## [Supplied material]
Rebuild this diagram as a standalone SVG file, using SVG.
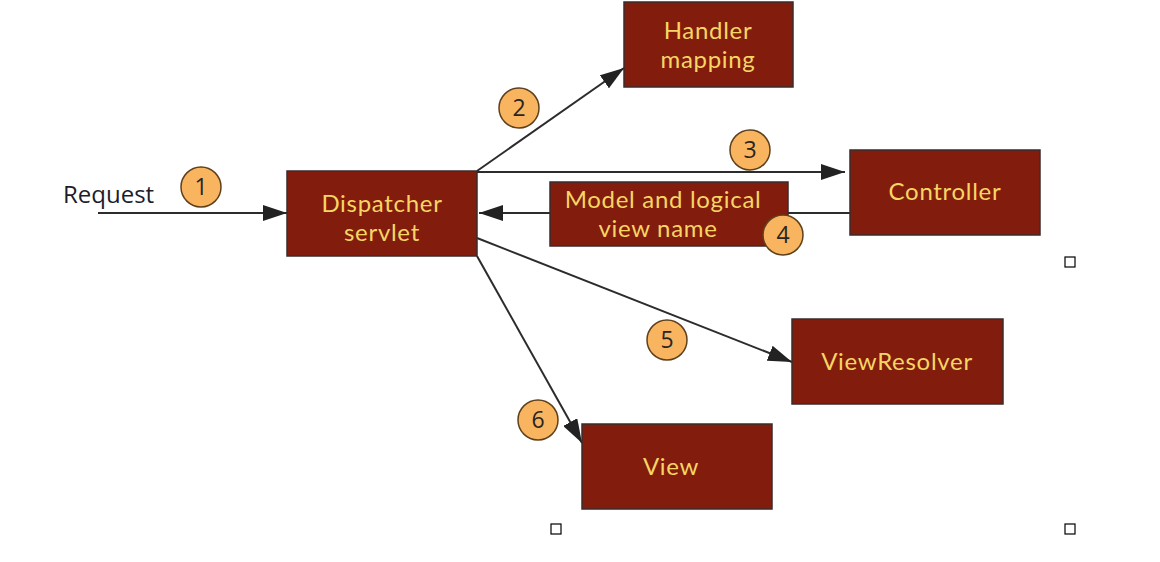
<svg xmlns="http://www.w3.org/2000/svg" width="1160" height="562" viewBox="0 0 1160 562">
<style>
.box{fill:#821c0c;stroke:#3b2b2b;stroke-width:1.5}
.lbl{font-family:Lato,"Open Sans","Liberation Sans",sans-serif;font-size:24px;letter-spacing:0.7px;fill:#f6d564;text-anchor:middle}
.num{fill:#f9b460;stroke:#5e401c;stroke-width:1.5}
.numt{font-family:"Open Sans","Liberation Sans",sans-serif;font-size:23px;fill:#2a2520;text-anchor:middle}
.ln{stroke:#2c2c2c;stroke-width:2;fill:none;marker-end:url(#ah)}
.hd{fill:#fff;stroke:#000;stroke-width:1.2}
</style>
<defs>
<marker id="ah" markerUnits="userSpaceOnUse" markerWidth="24" markerHeight="16" refX="24" refY="8" orient="auto" viewBox="0 0 24 16">
<path d="M0,0 L24,8 L0,16 z" fill="#222"/>
</marker>
</defs>
<rect width="1160" height="562" fill="#fff"/>
<g id="connectors">
<line class="ln" x1="98" y1="213" x2="287" y2="213"/>
<line class="ln" x1="477" y1="171" x2="624" y2="68"/>
<line class="ln" x1="477" y1="172" x2="845" y2="172"/>
<line class="ln" x1="850" y1="213" x2="479" y2="213"/>
<line class="ln" x1="477" y1="238" x2="792" y2="362"/>
<line class="ln" x1="477" y1="256" x2="582" y2="443"/>
</g>
<g id="request">
<text x="63" y="203" font-family="Open Sans, Liberation Sans, sans-serif" font-size="24" fill="#1c1c2c">Request</text>
</g>
<g id="dispatcher">
<rect class="box" x="287" y="171" width="190" height="85"/>
<text class="lbl" x="382" y="212">Dispatcher</text>
<text class="lbl" x="382" y="241">servlet</text>
</g>
<g id="handler">
<rect class="box" x="624" y="2" width="169" height="85"/>
<text class="lbl" x="708" y="39">Handler</text>
<text class="lbl" x="708" y="68">mapping</text>
</g>
<g id="controller">
<rect class="box" x="850" y="150" width="190" height="85"/>
<text class="lbl" x="945" y="200">Controller</text>
</g>
<g id="model">
<rect class="box" x="550" y="182" width="238" height="64"/>
<text class="lbl" x="663" y="208">Model and logical</text>
<text class="lbl" x="658" y="237">view name</text>
</g>
<g id="viewresolver">
<rect class="box" x="792" y="319" width="211" height="85"/>
<text class="lbl" x="897" y="370">ViewResolver</text>
</g>
<g id="view">
<rect class="box" x="582" y="424" width="190" height="85"/>
<text class="lbl" x="671" y="475">View</text>
</g>
<g id="n1"><circle class="num" cx="201" cy="187" r="20"/><text class="numt" x="201" y="195">1</text></g>
<g id="n2"><circle class="num" cx="519" cy="108" r="20"/><text class="numt" x="519" y="116">2</text></g>
<g id="n3"><circle class="num" cx="750" cy="150" r="20"/><text class="numt" x="750" y="158">3</text></g>
<g id="n4"><circle class="num" cx="783" cy="235" r="20"/><text class="numt" x="783" y="243">4</text></g>
<g id="n5"><circle class="num" cx="667" cy="340" r="20"/><text class="numt" x="667" y="348">5</text></g>
<g id="n6"><circle class="num" cx="538" cy="420" r="20"/><text class="numt" x="538" y="428">6</text></g>
<g id="handles">
<rect class="hd" x="1065" y="257" width="10" height="10"/>
<rect class="hd" x="551" y="524" width="10" height="10"/>
<rect class="hd" x="1065" y="524" width="10" height="10"/>
</g>
</svg>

## [Directions for this task]
Write out each line of the data exactly; the images should be left out.

## [Problem solution]
Rebuild this diagram as a standalone SVG file, using SVG.
<svg xmlns="http://www.w3.org/2000/svg" width="1160" height="562" viewBox="0 0 1160 562">
<style>
.box{fill:#821c0c;stroke:#3b2b2b;stroke-width:1.5}
.lbl{font-family:Lato,"Open Sans","Liberation Sans",sans-serif;font-size:24px;letter-spacing:0.7px;fill:#f6d564;text-anchor:middle}
.num{fill:#f9b460;stroke:#5e401c;stroke-width:1.5}
.numt{font-family:"Open Sans","Liberation Sans",sans-serif;font-size:23px;fill:#2a2520;text-anchor:middle}
.ln{stroke:#2c2c2c;stroke-width:2;fill:none;marker-end:url(#ah)}
.hd{fill:#fff;stroke:#000;stroke-width:1.2}
</style>
<defs>
<marker id="ah" markerUnits="userSpaceOnUse" markerWidth="24" markerHeight="16" refX="24" refY="8" orient="auto" viewBox="0 0 24 16">
<path d="M0,0 L24,8 L0,16 z" fill="#222"/>
</marker>
</defs>
<rect width="1160" height="562" fill="#fff"/>
<g id="connectors">
<line class="ln" x1="98" y1="213" x2="287" y2="213"/>
<line class="ln" x1="477" y1="171" x2="624" y2="68"/>
<line class="ln" x1="477" y1="172" x2="845" y2="172"/>
<line class="ln" x1="850" y1="213" x2="479" y2="213"/>
<line class="ln" x1="477" y1="238" x2="792" y2="362"/>
<line class="ln" x1="477" y1="256" x2="582" y2="443"/>
</g>
<g id="request">
<text x="63" y="203" font-family="Open Sans, Liberation Sans, sans-serif" font-size="24" fill="#1c1c2c">Request</text>
</g>
<g id="dispatcher">
<rect class="box" x="287" y="171" width="190" height="85"/>
<text class="lbl" x="382" y="212">Dispatcher</text>
<text class="lbl" x="382" y="241">servlet</text>
</g>
<g id="handler">
<rect class="box" x="624" y="2" width="169" height="85"/>
<text class="lbl" x="708" y="39">Handler</text>
<text class="lbl" x="708" y="68">mapping</text>
</g>
<g id="controller">
<rect class="box" x="850" y="150" width="190" height="85"/>
<text class="lbl" x="945" y="200">Controller</text>
</g>
<g id="model">
<rect class="box" x="550" y="182" width="238" height="64"/>
<text class="lbl" x="663" y="208">Model and logical</text>
<text class="lbl" x="658" y="237">view name</text>
</g>
<g id="viewresolver">
<rect class="box" x="792" y="319" width="211" height="85"/>
<text class="lbl" x="897" y="370">ViewResolver</text>
</g>
<g id="view">
<rect class="box" x="582" y="424" width="190" height="85"/>
<text class="lbl" x="671" y="475">View</text>
</g>
<g id="n1"><circle class="num" cx="201" cy="187" r="20"/><text class="numt" x="201" y="195">1</text></g>
<g id="n2"><circle class="num" cx="519" cy="108" r="20"/><text class="numt" x="519" y="116">2</text></g>
<g id="n3"><circle class="num" cx="750" cy="150" r="20"/><text class="numt" x="750" y="158">3</text></g>
<g id="n4"><circle class="num" cx="783" cy="235" r="20"/><text class="numt" x="783" y="243">4</text></g>
<g id="n5"><circle class="num" cx="667" cy="340" r="20"/><text class="numt" x="667" y="348">5</text></g>
<g id="n6"><circle class="num" cx="538" cy="420" r="20"/><text class="numt" x="538" y="428">6</text></g>
<g id="handles">
<rect class="hd" x="1065" y="257" width="10" height="10"/>
<rect class="hd" x="551" y="524" width="10" height="10"/>
<rect class="hd" x="1065" y="524" width="10" height="10"/>
</g>
</svg>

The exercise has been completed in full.